Au Châtelet, première en France de la Banda Sinfonica Juvenil Simon Bolivar, sœur cadette de l’Orchestre Symphonique de Gustavo Dudamel et tête de pont bis du Sistema vénézuélien (400 000 jeunes de toute l’Amérique latine, des centaines d’orchestres, chorales, jazz-bands et harmonies). Cent-vingt bois, cuivres, percussions, violoncelles et contrebasses dirigés par Sergio Rosales - vingt-quatre ans et une technique phénoménale, produit-type de cet impressionnant ascenseur social. Atmosphère de fête, chorégraphie d’instruments en folie et lancers de blousons aux couleurs du Vénézuéla pendant les bis, selon la tradition maison. Mais avant cela, concert sérieux, et des leçons à méditer. Extreme MakeOver de Johan de Meij (auteur de la Symphonie « Seigneur des Anneaux ») et la 3ème Symphonie "Circus Maximus" de John Corigliano (disciple de Leonard Bernstein, adulé aux USA) sonnent cross-over aux oreilles européennes, mais renvoient dos à dos néo- et avant-gardistes. Même remarque pour la Rhapsodie for Talents, hymne jazzy de circonstance commandé à Giancarlo Castro D’Addona par Buffet Group, pourvoyeur français du Sistema en instruments haut de gamme, et que la Banda bisse avec entrain. La maturité et l’introspection viendront plus tard, à l’exemple de Dudamel (voir ici).

François Lafon

Tournée en Belgique, Suisse, Hollande, Espagne, jusqu’au 21 juillet.

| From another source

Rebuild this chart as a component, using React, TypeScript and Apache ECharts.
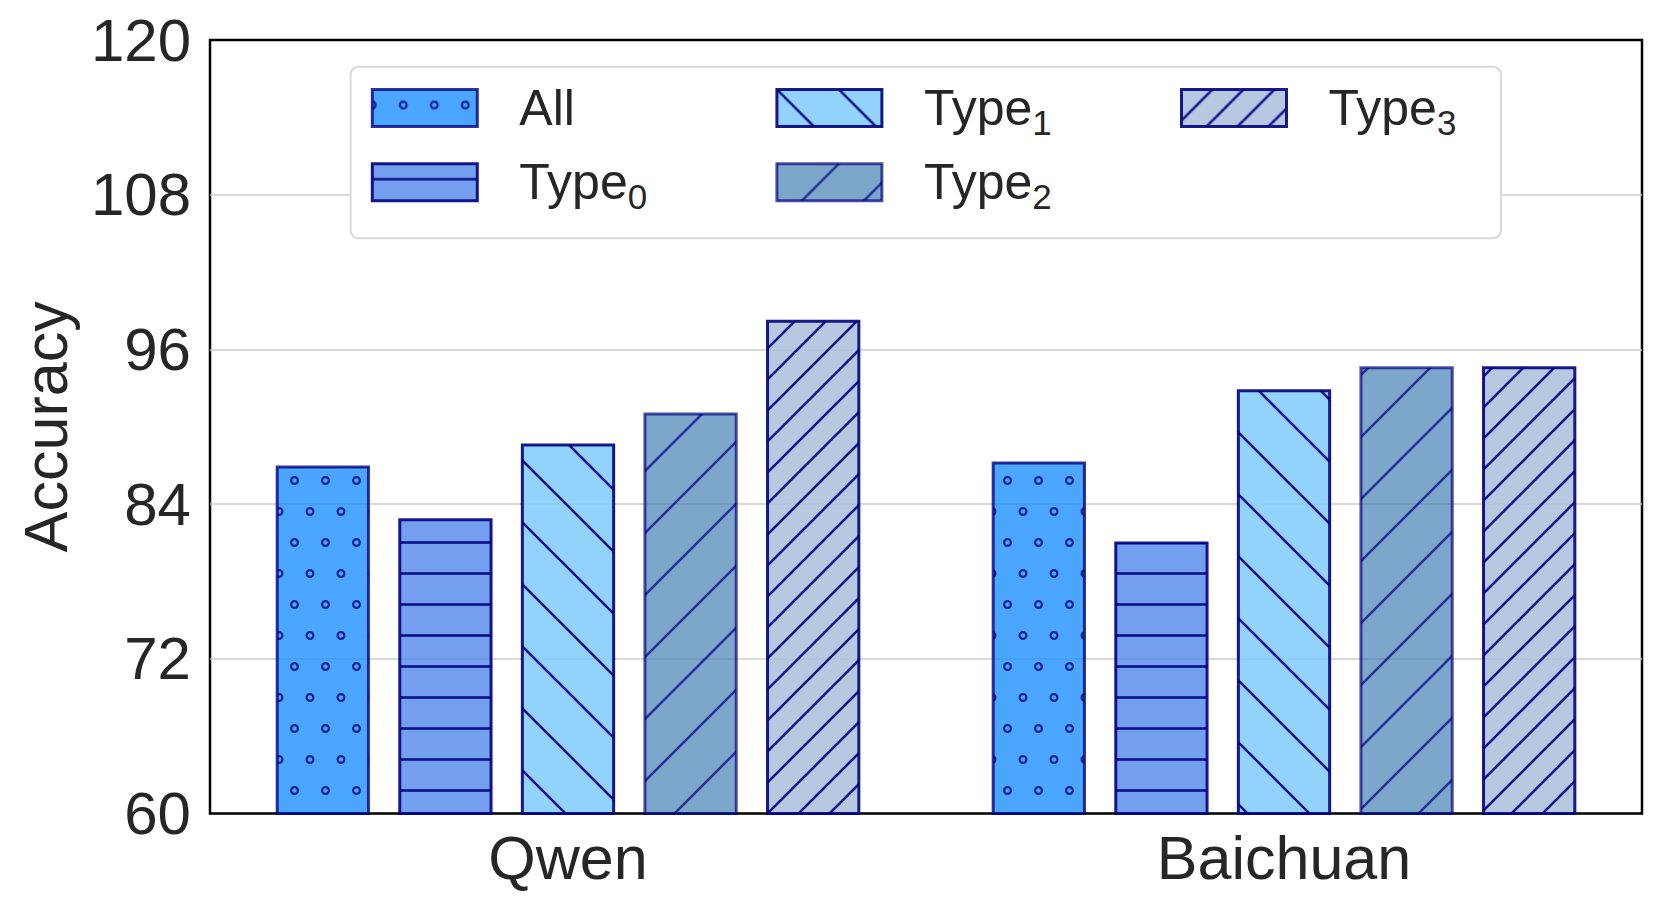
import React, { useEffect, useRef } from 'react';
import * as echarts from 'echarts';

// ---- data ----
const categories = ['Qwen', 'Baichuan'];
const seriesNames = ['All', 'Type0', 'Type1', 'Type2', 'Type3'];
const allValues = [87.0, 87.3];
const type0Values = [82.9, 81.1];
const type1Values = [88.7, 92.9];
const type2Values = [91.1, 94.7];
const type3Values = [98.3, 94.7];
const yTicks = [60, 72, 84, 96, 108, 120];

// ---- styles ----
const FONT = '"Liberation Sans", Arial, sans-serif';
const TEXT = '#262626';
const fillColors = ['#1E90FF', '#6495ED', '#87CEFA', '#4682B4', '#B0C4DE'];
const alphas = [0.8, 0.9, 0.9, 0.7, 0.9];
const hatchKinds = ['dots', 'hline', 'back', 'fwd', 'fwd2'];

function hatchPattern(kind: string, fill: string, alpha: number) {
  const sw = 2.6;
  const lineAttr = `stroke="#000080" stroke-opacity="${alpha}" stroke-width="${sw}" fill="none"`;
  let w = 31;
  let h = 31;
  let inner = '';
  const seg = (x1: number, y1: number, x2: number, y2: number) =>
    `<line x1="${x1}" y1="${y1}" x2="${x2}" y2="${y2}" ${lineAttr}/>`;
  if (kind === 'dots') {
    w = 31;
    h = 62;
    const pts = [
      [0, 15.5],
      [31, 15.5],
      [15.5, 46.5],
    ];
    inner = pts
      .map(
        ([cx, cy]) =>
          `<circle cx="${cx}" cy="${cy}" r="3.4" stroke="#000080" stroke-opacity="${alpha}" stroke-width="2.2" fill="none"/>`
      )
      .join('');
  } else if (kind === 'hline') {
    w = 31;
    h = 31;
    inner = seg(0, 15.5, 31, 15.5);
  } else {
    const s = kind === 'fwd2' ? 31 : 62;
    w = s;
    h = s;
    if (kind === 'back') {
      inner = [-s, 0, s].map((dx) => seg(dx - 1, -1, dx + s + 1, s + 1)).join('');
    } else {
      inner = [-s, 0, s].map((dx) => seg(dx - 1, s + 1, dx + s + 1, -1)).join('');
    }
  }
  const svg = `<svg xmlns="http://www.w3.org/2000/svg" width="${w}" height="${h}"><rect x="0" y="0" width="${w}" height="${h}" fill="${fill}" fill-opacity="${alpha}"/>${inner}</svg>`;
  return {
    image: 'data:image/svg+xml;charset=utf-8,' + encodeURIComponent(svg),
    repeat: 'repeat',
    imageWidth: w,
    imageHeight: h,
  } as any;
}

export default function App() {
  const ref = useRef<HTMLDivElement>(null);

  useEffect(() => {
    if (!ref.current) return;
    const chart = echarts.init(ref.current, undefined, { renderer: 'svg' });
    const values = [allValues, type0Values, type1Values, type2Values, type3Values];
    const patterns = seriesNames.map((_, i) => hatchPattern(hatchKinds[i], fillColors[i], alphas[i]));
    const edges = alphas.map((a) => `rgba(0,0,128,${a})`);

    const legendItem = (i: number) => ({
      name: seriesNames[i],
      itemStyle: { color: patterns[i], borderColor: edges[i], borderWidth: 3 },
    });

    const legendBase = {
      orient: 'vertical',
      top: 76.5,
      padding: 0,
      itemWidth: 105,
      itemHeight: 37,
      itemGap: 11.2,
      icon: 'rect',
      selectedMode: false,
      z: 5,
      formatter: (name: string) =>
        name === 'All' ? '{m|All}{s| }' : `{m|Type}{s|${name.slice(4)}}`,
      textStyle: {
        fontFamily: FONT,
        fontSize: 50,
        color: TEXT,
        padding: [0, 0, 0, 37],
        rich: {
          m: { fontFamily: FONT, fontSize: 50, lineHeight: 64, color: TEXT },
          s: { fontFamily: FONT, fontSize: 35, lineHeight: 36, padding: [28, 0, 0, 0], color: TEXT },
        },
      },
    };

    chart.setOption({
      animation: false,
      grid: {
        left: 210,
        right: 19,
        top: 40,
        bottom: 95.5,
        show: true,
        borderColor: '#000000',
        borderWidth: 2.5,
        backgroundColor: 'transparent',
        outerBoundsMode: 'none',
      },
      graphic: [
        {
          type: 'rect',
          z: 3,
          shape: { x: 350.6, y: 66.7, width: 1150.4, height: 171.6, r: 8 },
          style: { fill: '#ffffff', stroke: '#d9d9d9', lineWidth: 2 },
        },
      ],
      legend: [
        { ...legendBase, left: 370.8, data: [legendItem(0), legendItem(1)] },
        { ...legendBase, left: 775.4, data: [legendItem(2), legendItem(3)] },
        { ...legendBase, left: 1180, data: [legendItem(4)] },
      ],
      xAxis: {
        type: 'category',
        data: categories,
        axisLine: { show: false },
        axisTick: { show: false },
        splitLine: { show: false },
        axisLabel: { fontFamily: FONT, fontSize: 61, color: TEXT, margin: 14 },
      },
      yAxis: {
        type: 'value',
        min: yTicks[0],
        max: yTicks[yTicks.length - 1],
        interval: yTicks[1] - yTicks[0],
        name: 'Accuracy',
        nameLocation: 'middle',
        nameRotate: 90,
        nameGap: 134,
        nameTextStyle: { fontFamily: FONT, fontSize: 61, color: TEXT },
        axisLine: { show: false },
        axisTick: { show: false },
        splitLine: {
          show: true,
          showMinLine: false,
          showMaxLine: false,
          lineStyle: { color: '#cccccc', width: 1.5 },
        },
        axisLabel: { fontFamily: FONT, fontSize: 60, color: TEXT, margin: 19 },
      },
      series: seriesNames.map((name, i) => ({
        type: 'bar',
        name,
        data: values[i],
        barWidth: 94.3,
        barGap: '30%',
        z: 2,
        emphasis: { disabled: true },
        itemStyle: { color: patterns[i], borderColor: edges[i], borderWidth: 3 },
      })),
    });

    return () => chart.dispose();
  }, []);

  return (
    <div
      ref={ref}
      style={{ position: 'fixed', left: 0, top: 0, width: 1661, height: 909, background: '#ffffff' }}
    />
  );
}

Aux Docks, beaubourienne Cité de la mode et du design entre la Seine et la gare d’Austerlitz, Valentina Lisitsa joue sur un des quarante-huit pianos droits décorés par des artistes contemporains et installés dans divers lieux publics, selon la formule anglaise Play Me, I’m Yours (Jouez-moi, je suis à vous). Hier, elle jouait l’ « Appassionata » de Beethoven en peine rue, dimanche elle sera sur les marches du Sacré-Cœur. La Reine de la Toile (voir ici) fait à sa manière la promotion des quatre Concertos de Rachmaninov, son premier album chez Universal. Toutes ses interventions seront bien sûr en ligne, prêtes à êtres dégustées par ses 77 000 abonnés. Haute voltige (Liszt) et introspection (Chopin) dans les conditions les plus improbables : un paradoxe qui fait le succès de cette Ukrainienne à la technique phénoménale et à la concentration hors du commun, voire une démonstration par l’absurde de la provocation que représente la musique savante dans le monde contemporain. Une provocation qui atteint des sommets quand une touche reste dans la main de l’artiste, qui la dépose délicatement sur le bord de son tabouret sans interrompre les folies digitales d’une Rhapsodie hongroise de Liszt.

François Lafon

Play Me, I’m Yours, jusqu’au 8 juillet - Valentina Lisitsa : mini-récitals 6 juillet (19h) place des Abbesses et 7 juillet sur les escaliers du Sacré-Cœur.